# Track problems



## racklyeft (Jun 13, 2005)

Our Tomy AFX Super Giant Raceway track has been in Storage for some time and now does not work properly. It appears to have some corrosion or rust and the cars stop at many spots as they go round. What can I do to make it work again please?

Jack.


----------



## dlw (Aug 17, 1999)

Go to a any hobby shop that deals with trains, and ask for a bright-boy track eraser, and some rail-zip. Rub that eraser on the rails. It'll take care of the oxidation on your rails. after the eraser traetment, wipe the track down with rail-zip. That should keep you good for a while.


----------



## noddaz (Aug 6, 1999)

Another thing that you may have to do is clean the connections where the track peices hook together. Just look where the metal track tabs would touch each other when the track peices are slid together. These spots can be cleaned up with a fine emery board.
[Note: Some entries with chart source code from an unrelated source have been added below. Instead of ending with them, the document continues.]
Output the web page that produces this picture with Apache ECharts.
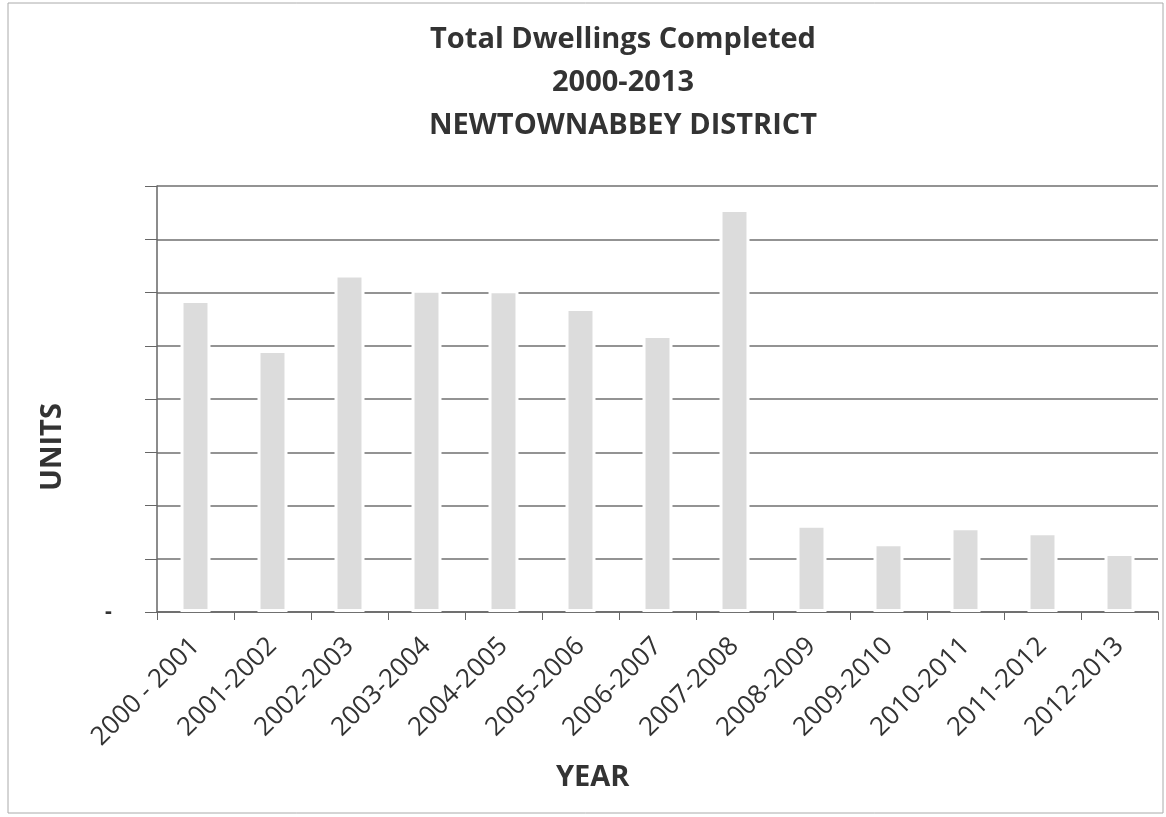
<!DOCTYPE html>
<html>
<head>
<meta charset="utf-8">
<script src="https://cdn.jsdelivr.net/npm/echarts@6/dist/echarts.min.js"></script>
<style>
html,body{margin:0;padding:0;background:#fff;}
#chart{width:1166px;height:817px;}
</style>
</head>
<body>
<div id="chart"></div>
<script>
const categories = ['2000 - 2001','2001-2002','2002-2003','2003-2004','2004-2005','2005-2006','2006-2007','2007-2008','2008-2009','2009-2010','2010-2011','2011-2012','2012-2013'];
const units = [586, 492, 634, 605, 604, 571, 520, 757, 164, 129, 159, 150, 111];
const yMin = 0, yMax = 800, yStep = 100;

const chart = echarts.init(document.getElementById('chart'));
chart.setOption({
  backgroundColor: '#fff',
  animation: false,
  title: {
    text: 'Total Dwellings Completed\n2000-2013\nNEWTOWNABBEY DISTRICT',
    left: 618,
    textAlign: 'center',
    top: 13,
    textStyle: { fontFamily: 'Open Sans', fontWeight: 'bold', fontSize: 29, color: '#333', lineHeight: 43 }
  },
  graphic: [{
    type: 'rect', shape: { x: 8, y: 3, width: 1155, height: 810 },
    style: { fill: 'none', stroke: '#aaa', lineWidth: 1 }, silent: true, z: -1
  }, {
    type: 'text', left: 556, top: 763,
    style: { text: 'YEAR', fontFamily: 'Open Sans', fontWeight: 'bold', fontSize: 29, fill: '#333' }
  }, {
    type: 'text', x: 38, y: 491, rotation: Math.PI / 2,
    style: { text: 'UNITS', fontFamily: 'Open Sans', fontWeight: 'bold', fontSize: 29, fill: '#333' }
  }],
  grid: { left: 157, right: 8, top: 186, bottom: 205 },
  xAxis: {
    type: 'category',
    data: categories,
    axisLine: { lineStyle: { color: '#666', width: 1.5 } },
    axisTick: { show: true, length: 8, lineStyle: { color: '#666' } },
    axisLabel: { rotate: 45, fontFamily: 'Open Sans', fontSize: 26, color: '#333', margin: 30, interval: 0 }
  },
  yAxis: {
    type: 'value',
    min: yMin, max: yMax, interval: yStep,
    axisLine: { show: true, lineStyle: { color: '#666', width: 1.5 } },
    axisTick: { show: true, length: 12, lineStyle: { color: '#666' } },
    axisLabel: { formatter: v => v === 0 ? '-' : '', fontSize: 22, fontWeight: 'bold', color: '#333', margin: 45 },
    splitLine: { lineStyle: { color: '#6f6f6f', width: 1.5 } }
  },
  series: [{
    type: 'bar',
    data: units,
    barWidth: 30,
    itemStyle: { color: '#dcdcdc', borderColor: '#fff', borderWidth: 3 }
  }]
});
</script>
</body>
</html>
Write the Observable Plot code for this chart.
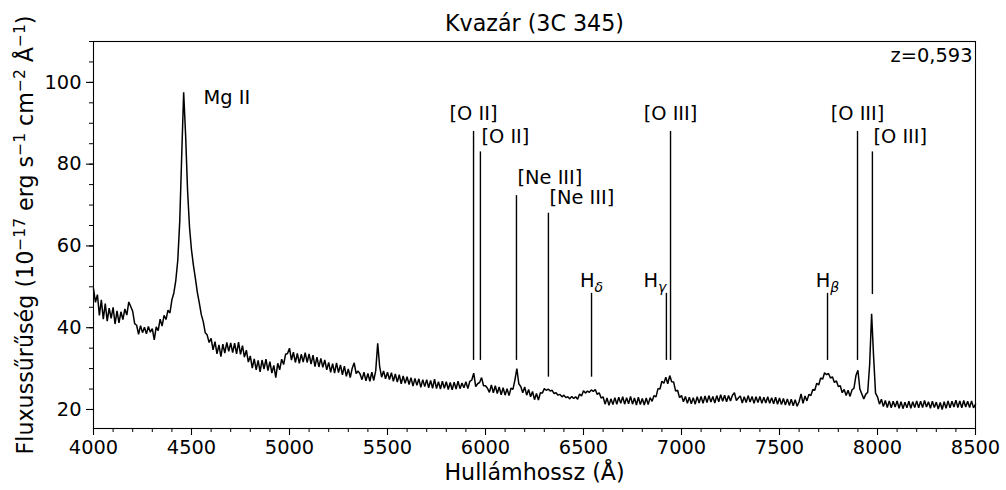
<!DOCTYPE html>
<html>
<head>
<meta charset="utf-8">
<script src="https://cdn.jsdelivr.net/npm/d3@7"></script>
<script src="https://cdn.jsdelivr.net/npm/@observablehq/plot@0.6"></script>
<style>
  html, body { margin: 0; padding: 0; background: white; }
  svg { display: block; }
</style>
</head>
<body>
<div id="chart"></div>
<script>
// ---- data ----
const titleText = "Kvazár (3C 345)";
const xLabel = "Hullámhossz (Å)";
// y label pieces: [text, isSuperscript]
const yLabelParts = [
  ["Fluxussűrűség (10", false], ["−17", true], [" erg s", false], ["−1", true],
  [" cm", false], ["−2", true], [" Å", false], ["−1", true], [")", false]
];
const redshiftText = "z=0,593";

// wavelength grid (Å), 10 Å steps from 4000 to 8500
const wavelength = d3.range(4000, 8501, 10);
// flux density (10^-17 erg s^-1 cm^-2 Å^-1)
const flux = [
  49.5, 46.2, 48.1, 43.0, 46.8, 42.1, 45.9, 41.6, 44.8, 42.3, // 4000
  45.0, 40.9, 44.1, 41.2, 43.9, 42.0, 44.6, 43.1, 46.3, 45.2, // 4100
  44.0, 41.0, 40.6, 38.4, 40.5, 38.8, 40.1, 38.5, 40.3, 38.9, // 4200
  39.8, 37.0, 40.2, 39.3, 42.1, 40.4, 43.0, 42.0, 44.3, 43.6, // 4300
  46.8, 48.5, 51.6, 56.5, 66.0, 82.0, 97.6, 87.0, 73.5, 64.5, // 4400
  59.0, 55.2, 52.0, 48.6, 46.0, 43.2, 41.5, 38.8, 38.2, 36.4, // 4500
  37.4, 34.6, 36.6, 33.6, 35.8, 32.9, 36.0, 33.8, 36.4, 34.2, // 4600
  36.3, 33.9, 36.2, 33.6, 36.5, 33.5, 35.6, 32.8, 34.5, 31.6, // 4700
  33.1, 30.1, 32.4, 29.7, 32.0, 29.2, 32.1, 29.9, 32.3, 29.5, // 4800
  31.7, 28.9, 30.8, 27.8, 31.3, 29.7, 32.3, 31.0, 33.5, 33.7, // 4900
  35.0, 32.1, 34.0, 31.5, 33.7, 31.3, 33.5, 31.6, 33.9, 31.5, // 5000
  33.6, 31.1, 33.3, 30.5, 32.8, 30.4, 32.5, 30.3, 32.1, 29.7, // 5100
  31.5, 29.1, 31.2, 28.9, 31.4, 29.0, 30.9, 28.5, 30.6, 28.1, // 5200
  29.9, 27.8, 30.1, 31.4, 28.8, 29.4, 28.7, 27.3, 29.1, 27.0, // 5300
  28.8, 26.9, 29.1, 27.1, 29.5, 36.2, 30.5, 27.9, 29.4, 27.5, // 5400
  29.1, 27.3, 29.0, 26.9, 28.7, 26.7, 28.5, 26.3, 28.2, 26.4, // 5500
  28.0, 26.1, 27.8, 25.7, 27.6, 25.9, 27.5, 25.4, 27.3, 25.6, // 5600
  27.3, 25.3, 27.1, 25.2, 27.4, 25.1, 26.8, 25.0, 26.9, 25.2, // 5700
  26.8, 24.9, 26.6, 24.8, 26.7, 25.0, 26.9, 25.1, 26.5, 25.3, // 5800
  26.8, 25.1, 26.9, 27.2, 28.9, 25.6, 26.3, 26.6, 27.8, 25.8, // 5900
  25.8, 25.2, 24.2, 26.0, 24.1, 25.8, 23.9, 25.5, 23.6, 25.3, // 6000
  23.5, 25.1, 23.4, 25.2, 24.9, 27.2, 30.0, 26.3, 25.6, 24.1, // 6100
  25.5, 23.5, 24.9, 23.1, 24.4, 22.4, 23.9, 22.3, 24.1, 24.0, // 6200
  25.1, 24.7, 25.0, 24.5, 24.7, 23.9, 24.1, 23.5, 23.7, 23.1, // 6300
  23.5, 22.9, 23.1, 22.6, 23.2, 22.7, 23.1, 22.5, 23.8, 23.3, // 6400
  24.6, 24.0, 24.5, 24.2, 24.8, 24.4, 24.9, 23.7, 24.1, 22.8, // 6500
  23.1, 21.3, 22.8, 21.0, 22.6, 21.2, 22.9, 21.3, 23.0, 21.5, // 6600
  23.1, 21.3, 22.9, 21.4, 23.2, 21.3, 22.8, 21.1, 23.0, 21.2, // 6700
  22.7, 21.1, 22.8, 21.2, 22.9, 22.0, 23.4, 23.1, 25.1, 25.0, // 6800
  26.9, 26.4, 27.9, 26.3, 28.3, 26.8, 26.7, 24.5, 24.7, 22.9, // 6900
  23.4, 21.9, 23.2, 21.5, 23.0, 21.4, 22.9, 21.3, 23.1, 21.6, // 7000
  23.2, 21.5, 23.3, 21.7, 23.4, 21.8, 23.2, 21.6, 23.4, 21.9, // 7100
  23.6, 22.0, 23.5, 21.9, 23.4, 22.1, 23.5, 24.1, 22.2, 22.8, // 7200
  23.3, 21.6, 23.1, 21.7, 23.4, 21.8, 23.2, 21.5, 23.1, 21.7, // 7300
  23.2, 21.5, 23.0, 21.6, 23.1, 21.5, 22.9, 21.4, 23.0, 21.3, // 7400
  22.8, 21.2, 22.7, 21.1, 22.6, 21.0, 22.5, 20.9, 22.4, 20.8, // 7500
  21.9, 23.8, 21.5, 23.3, 22.1, 23.7, 23.4, 24.9, 24.7, 26.4, // 7600
  26.0, 27.7, 27.4, 29.0, 28.5, 28.8, 27.7, 28.0, 26.6, 27.0, // 7700
  25.6, 25.8, 24.1, 24.9, 23.4, 24.7, 23.2, 24.8, 25.2, 28.3, // 7800
  29.6, 25.0, 23.8, 22.6, 23.7, 24.2, 31.0, 43.4, 33.0, 24.0, // 7900
  23.1, 21.3, 22.5, 20.7, 22.2, 20.5, 22.1, 20.4, 22.0, 20.6, // 8000
  22.1, 20.3, 21.9, 20.2, 21.8, 20.4, 22.0, 20.3, 21.9, 20.5, // 8100
  22.1, 20.4, 22.0, 20.5, 22.2, 20.6, 21.9, 20.3, 22.0, 20.5, // 8200
  21.8, 20.1, 21.7, 20.0, 21.9, 20.3, 22.1, 20.4, 22.0, 20.6, // 8300
  22.3, 20.5, 22.1, 20.4, 22.2, 20.6, 22.0, 20.5, 22.1, 20.4, // 8400
  21.3                                                        // 8500
];

// emission line markers
const lineWave   = [5939, 5974, 6158, 6321, 6541, 6923, 6944, 7745, 7898, 7974];
const lineTop    = [88, 83, 72.3, 68, 48.4, 48.4, 88, 48.4, 88, 83];
const lineBottom = [32, 32, 32, 27.9, 27.9, 32, 32, 32, 32, 48.1];
const lineLabel  = ["[O II]", "[O II]", "[Ne III]", "[Ne III]", "Hδ", "Hγ", "[O III]", "Hβ", "[O III]", "[O III]"];
const labelY     = [92.4, 86.6, 76.7, 71.8, 51.6, 51.6, 92.4, 51.6, 92.4, 86.6];
const labelAlign = ["middle", "start", "start", "start", "middle", "end", "middle", "middle", "middle", "start"];

const mgLabel = "Mg II";
const mgLabelX = 4561;
const mgLabelY = 96.3;

const xMajor = [4000, 4500, 5000, 5500, 6000, 6500, 7000, 7500, 8000, 8500];
const xMinor = d3.range(4000, 8501, 100);
const yMajor = [20, 40, 60, 80, 100];
const yMinor = d3.range(20, 111, 5);

// ---- build ----
const spectrum = wavelength.map((w, i) => ({w, f: flux[i]}));
const lines = lineWave.map((w, i) => ({
  w, top: lineTop[i], bottom: lineBottom[i], label: lineLabel[i], ly: labelY[i], align: labelAlign[i]
}));
const yLabelPlain = yLabelParts.map(p => p[0]).join("");

const FONT = "DejaVu Sans, sans-serif";
const tickFs = 19.4;
const labFs = 22.2;

const chart = Plot.plot({
  width: 1006,
  height: 490,
  marginTop: 41,
  marginBottom: 62,
  marginLeft: 93,
  marginRight: 31,
  style: {fontFamily: FONT, fontSize: tickFs + "px", color: "black", background: "white"},
  x: {domain: [4000, 8500]},
  y: {domain: [15.35, 110]},
  marks: [
    Plot.axisX({ticks: xMinor, tickSize: 4, text: null, label: null, strokeWidth: 1}),
    Plot.axisX({ticks: xMajor, tickSize: 7, tickPadding: 5, tickFormat: d => String(d), label: null, fontSize: tickFs, strokeWidth: 1.1}),
    Plot.axisY({ticks: yMinor, tickSize: 4, text: null, label: null, strokeWidth: 1}),
    Plot.axisY({ticks: yMajor, tickSize: 7, tickPadding: 5, tickFormat: d => String(d), label: null, fontSize: tickFs, strokeWidth: 1.1}),
    Plot.line(spectrum, {x: "w", y: "f", stroke: "black", strokeWidth: 1.5, strokeLinejoin: "miter"}),
    Plot.ruleX(lines, {x: "w", y1: "bottom", y2: "top", stroke: "black", strokeWidth: 1.4}),
    Plot.text(lines.filter(d => d.align === "middle"), {x: "w", y: "ly", text: "label", textAnchor: "middle", fontSize: tickFs}),
    Plot.text(lines.filter(d => d.align === "start"), {x: "w", y: "ly", text: "label", textAnchor: "start", dx: 1, fontSize: tickFs}),
    Plot.text(lines.filter(d => d.align === "end"), {x: "w", y: "ly", text: "label", textAnchor: "end", dx: 0, fontSize: tickFs}),
    Plot.text([mgLabel], {x: () => mgLabelX, y: () => mgLabelY, text: d => d, textAnchor: "start", fontSize: tickFs}),
    Plot.text([redshiftText], {frameAnchor: "top-right", text: d => d, dx: -3, dy: 14, textAnchor: "end", lineAnchor: "middle", fontSize: tickFs}),
    Plot.text([titleText], {frameAnchor: "top", text: d => d, dy: -18, textAnchor: "middle", lineAnchor: "middle", fontSize: labFs}),
    Plot.text([xLabel], {frameAnchor: "bottom", text: d => d, dy: 44, textAnchor: "middle", lineAnchor: "middle", fontSize: labFs}),
    Plot.text([yLabelPlain], {frameAnchor: "left", text: d => d, dx: -68, rotate: -90, textAnchor: "middle", lineAnchor: "middle", fontSize: labFs}),
    Plot.frame({stroke: "black", strokeWidth: 1.1})
  ]
});

const SVGNS = "http://www.w3.org/2000/svg";
chart.querySelectorAll("text").forEach(t => {
  // subscripts for Balmer-line labels
  const m = t.textContent.match(/^H([δγβ])$/);
  if (m) {
    t.textContent = "H";
    const ts = document.createElementNS(SVGNS, "tspan");
    ts.setAttribute("font-style", "italic");
    ts.setAttribute("font-size", "14");
    ts.setAttribute("dy", "5");
    ts.textContent = m[1];
    t.appendChild(ts);
  }
  // superscripts in the y label
  if (t.textContent === yLabelPlain) {
    t.textContent = "";
    let raised = false;
    yLabelParts.forEach(([s, sup]) => {
      const ts = document.createElementNS(SVGNS, "tspan");
      ts.textContent = s;
      if (sup) {
        ts.setAttribute("font-size", "15.5");
        ts.setAttribute("dy", "-8");
        raised = true;
      } else if (raised) {
        ts.setAttribute("dy", "8");
        raised = false;
      }
      t.appendChild(ts);
    });
  }
});

document.getElementById("chart").appendChild(chart);
</script>
</body>
</html>
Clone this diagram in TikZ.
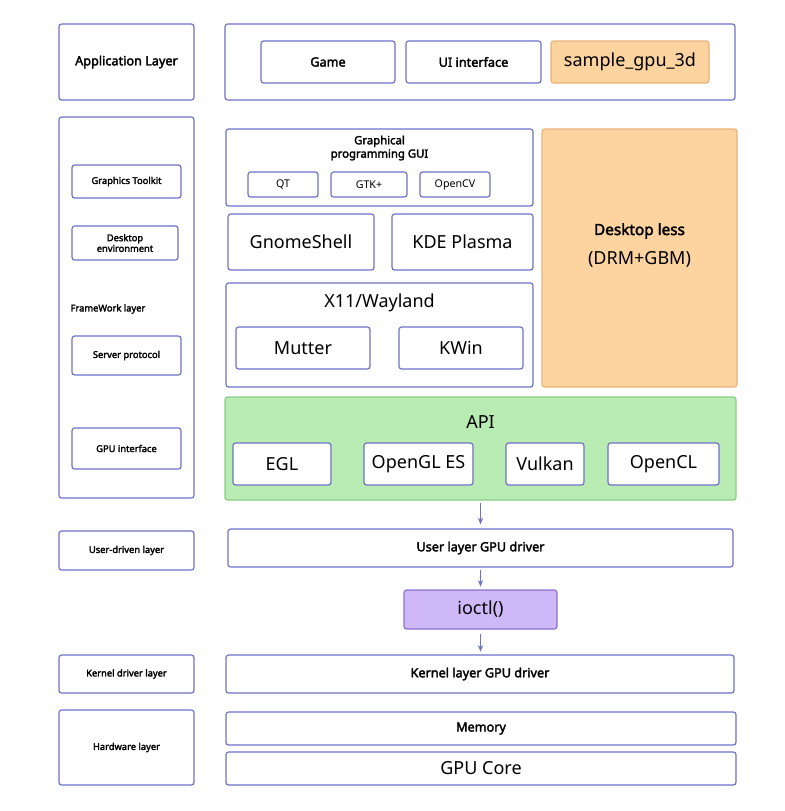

Warning! This can be tedious work.....
Have fun..
Scott


----------



## roadrner (Jul 21, 1999)

noddaz said:


> Warning! This can be tedious work.....
> Have fun..
> Scott


Scott,
Tell the truth now, can be tedious? No it will be tedious. Get ready, but it will be worth it. :devil: rr


----------



## JordanZ870 (Nov 25, 2004)

...and that is why I have my 11 yr old son clean the rails. he has gotten quite good at it too! LOL


----------